Review: written May 2010

Convincingly presented Czech perspective on the Battle of Britain

Dark Blue World (2002)

There's a compelling story here, that hasn't been told before, of the Czech pilots who fled Czechoslovakia to join the RAF at the beginning of WW II. A collection of warm and convincing performances by the leads show the bond between men during war time, intercut with aerial scenes which are surprisingly and convincingly authentic. These are real planes up there, and one of the films key strengths is it's feeling of how tangible these planes are, both on and off the ground. This is done by some clever photography, but also by re-using some of the skirmishes shot for `Battle of Britain' back in 1969... seamlessly done so you'd never know it. The end result is you don't have that aftertaste that computer generated flying scenes leave you with, of watching a photo realistic cartoon where the physics is just Not. Quite. Right. Indeed, when real planes are used as they are here, they feel like one of the characters of the movie, so evocative are they of the time. They genuinely feel you can reach out and touch them, and when you hear them, you just know it is real, not some sound engineer's creation.

Dark Blue World (2002)

On the other hand, the bond between men has been illustrated with a somewhat hackneyed story line- two men fall for the same lady during war time, and this aspect, though sweet enough with characters we care about, feels like an overused plot device. Tara Fitzgerald is the weakest of the main leads, let down by a script which fails in this key romantic thread of the story to feel organic and real, contrasted by the way it succeeds so well in the rest of the movie at illustrating the experience of Czech pilots in the RAF in an authentic and uncontrived way. The themes of the movie and sensitivity of the direction mean this is by no means a fatal flaw, merely a quibble in an otherwise satisfying and well balanced movie.

The main story in this central part is contrasted by scenes from 5 years after the war, in a Czech labour camp.
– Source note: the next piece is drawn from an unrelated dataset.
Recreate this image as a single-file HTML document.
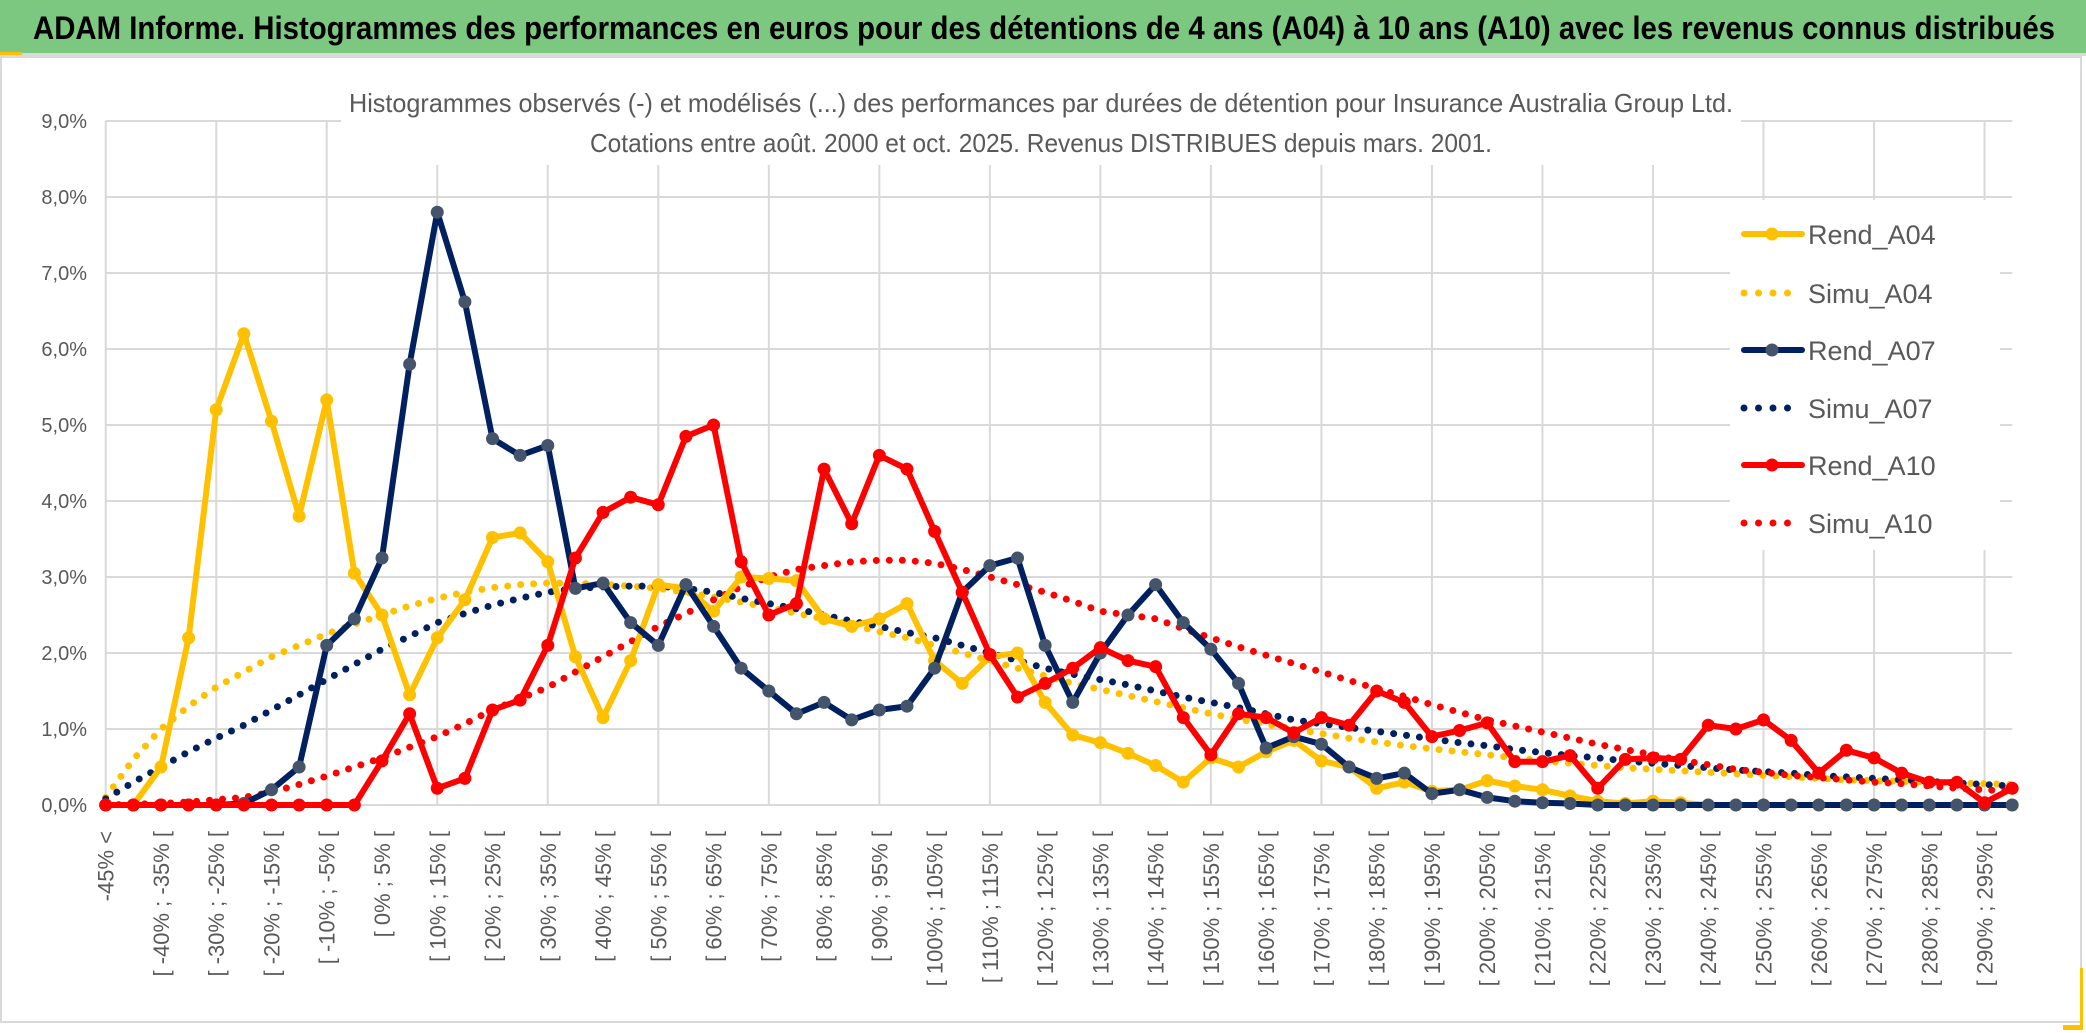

To the unititated this is certainly the most surprising part of the story, how the heroes of the Battle of Britain returned to Czechoslovakia as outcasts and jailed out of fear they could rouse the same fervour against the Soviet regime that they did against the Nazis. One feels there is almost a whole other movie that could have been made out of these few scenes which leave the fate of the main character hanging. Indeed, the contrast of the ending to the warm camaraderie of wartime is refreshingly un-Hollywood, but an integral part of telling the experience of these brave men.

So it's not an absolutely perfect concoction, with a rather trite romantic thread framing an altogether more interesting and relatively untold story of the Second World War. Stunning cinematography and a clutch of memorable performances should win you over however and bump this up a notch. Don't be put off by the Czech language - indeed, much of the movie is in English anyway. This does not mean this is your typical Euro-picture smorgasboard, but rather it is a coherently presented vision superior in many ways to significantly larger budgeted wartime movies of the last couple of decades. The tangible reality of the Spitfires and the dewy morning `Scramble!'s are worth it alone.